[Start]

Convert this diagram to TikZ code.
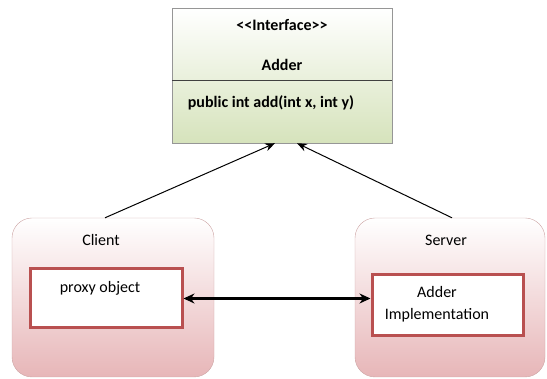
\documentclass[tikz,border=0pt]{standalone}
\usepackage{fontspec}
\setmainfont{Carlito}
\usetikzlibrary{arrows.meta,positioning}
\definecolor{ifacegreen}{RGB}{214,227,188}
\definecolor{ifaceline}{RGB}{150,150,150}
\definecolor{hostpink}{RGB}{231,182,184}
\definecolor{hostline}{RGB}{205,165,165}
\definecolor{objred}{RGB}{185,80,80}

\begin{document}
\begin{tikzpicture}[x=1pt,y=-1pt,
    txt/.style={font=\fontsize{16}{19}\selectfont, inner sep=0pt},
    boldtxt/.style={font=\fontsize{16}{19}\selectfont\bfseries, inner sep=0pt},
    hostbox/.style={draw=hostline, top color=white, bottom color=hostpink,
        rounded corners=20pt, inner sep=0pt},
    objbox/.style={draw=objred, line width=3pt, fill=white, inner sep=0pt},
    inherit/.style={-{Stealth[length=10pt,width=8pt]}, line width=1pt}]
    \useasboundingbox (0,0) rectangle (547,379);

    % interface
    \node[draw=ifaceline, top color=white, bottom color=ifacegreen, inner sep=0pt,
        minimum width=220pt, minimum height=135pt] (adder) at (282,75.5) {};
    \draw[black!75] (adder.north west) ++(0,72) -- ++(220,0);
    \node[boldtxt] (stereo) at (282,25) {<{}<Interface>{}>};
    \node[boldtxt] (name) at (282,65) {Adder};
    \node[boldtxt] (method) at (271,103) {public int add(int x, int y)};

    % client and server
    \node[hostbox, minimum width=202pt, minimum height=159pt] (client) at (113,297.5) {};
    \node[hostbox, minimum width=190pt, minimum height=159pt] (server) at (450,297.5) {};
    \node[txt] (clientlbl) at (101,240) {Client};
    \node[txt] (serverlbl) at (446,240) {Server};

    \node[objbox, minimum width=152pt, minimum height=59pt] (proxy) at (106,298.5) {};
    \node[txt] (proxytxt) at (100,288) {proxy object};
    \node[objbox, minimum width=151pt, minimum height=61pt] (impl) at (447.5,305.5) {};
    \node[txt, align=center] (impltxt) at (437,304) {Adder\\[3pt]Implementation};

    % connectors
    \draw[inherit] ([xshift=-8pt]client.north) -- ([xshift=-7pt]adder.south);
    \draw[inherit] ([xshift=2pt]server.north) -- ([xshift=15pt]adder.south);
    \draw[{Stealth[length=11pt,width=10pt]}-{Stealth[length=11pt,width=10pt]}, line width=2.5pt]
        (proxy.east) -- (proxy.east -| impl.west);
\end{tikzpicture}
\end{document}
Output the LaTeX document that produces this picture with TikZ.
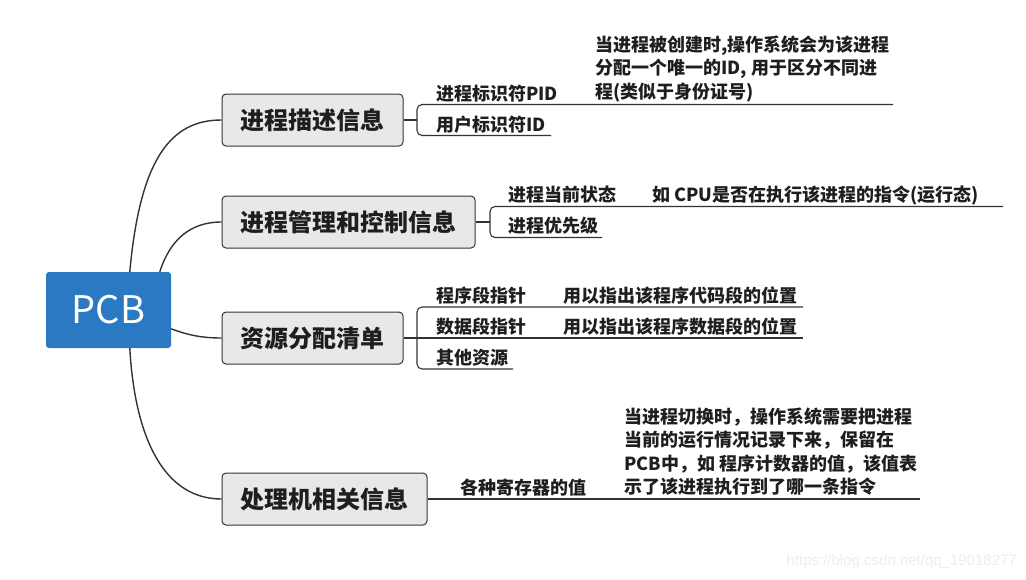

[End]

> [To be done] Give the entries again word for word, but skip the pictures.

> [Response to the task]
Convert this diagram to TikZ code.
\documentclass[tikz,border=0pt]{standalone}
\usepackage{fontspec}
\setmainfont{Carlito}
\usetikzlibrary{arrows.meta,positioning}
\definecolor{ifacegreen}{RGB}{214,227,188}
\definecolor{ifaceline}{RGB}{150,150,150}
\definecolor{hostpink}{RGB}{231,182,184}
\definecolor{hostline}{RGB}{205,165,165}
\definecolor{objred}{RGB}{185,80,80}

\begin{document}
\begin{tikzpicture}[x=1pt,y=-1pt,
    txt/.style={font=\fontsize{16}{19}\selectfont, inner sep=0pt},
    boldtxt/.style={font=\fontsize{16}{19}\selectfont\bfseries, inner sep=0pt},
    hostbox/.style={draw=hostline, top color=white, bottom color=hostpink,
        rounded corners=20pt, inner sep=0pt},
    objbox/.style={draw=objred, line width=3pt, fill=white, inner sep=0pt},
    inherit/.style={-{Stealth[length=10pt,width=8pt]}, line width=1pt}]
    \useasboundingbox (0,0) rectangle (547,379);

    % interface
    \node[draw=ifaceline, top color=white, bottom color=ifacegreen, inner sep=0pt,
        minimum width=220pt, minimum height=135pt] (adder) at (282,75.5) {};
    \draw[black!75] (adder.north west) ++(0,72) -- ++(220,0);
    \node[boldtxt] (stereo) at (282,25) {<{}<Interface>{}>};
    \node[boldtxt] (name) at (282,65) {Adder};
    \node[boldtxt] (method) at (271,103) {public int add(int x, int y)};

    % client and server
    \node[hostbox, minimum width=202pt, minimum height=159pt] (client) at (113,297.5) {};
    \node[hostbox, minimum width=190pt, minimum height=159pt] (server) at (450,297.5) {};
    \node[txt] (clientlbl) at (101,240) {Client};
    \node[txt] (serverlbl) at (446,240) {Server};

    \node[objbox, minimum width=152pt, minimum height=59pt] (proxy) at (106,298.5) {};
    \node[txt] (proxytxt) at (100,288) {proxy object};
    \node[objbox, minimum width=151pt, minimum height=61pt] (impl) at (447.5,305.5) {};
    \node[txt, align=center] (impltxt) at (437,304) {Adder\\[3pt]Implementation};

    % connectors
    \draw[inherit] ([xshift=-8pt]client.north) -- ([xshift=-7pt]adder.south);
    \draw[inherit] ([xshift=2pt]server.north) -- ([xshift=15pt]adder.south);
    \draw[{Stealth[length=11pt,width=10pt]}-{Stealth[length=11pt,width=10pt]}, line width=2.5pt]
        (proxy.east) -- (proxy.east -| impl.west);
\end{tikzpicture}
\end{document}
Output the LaTeX document that produces this picture with TikZ.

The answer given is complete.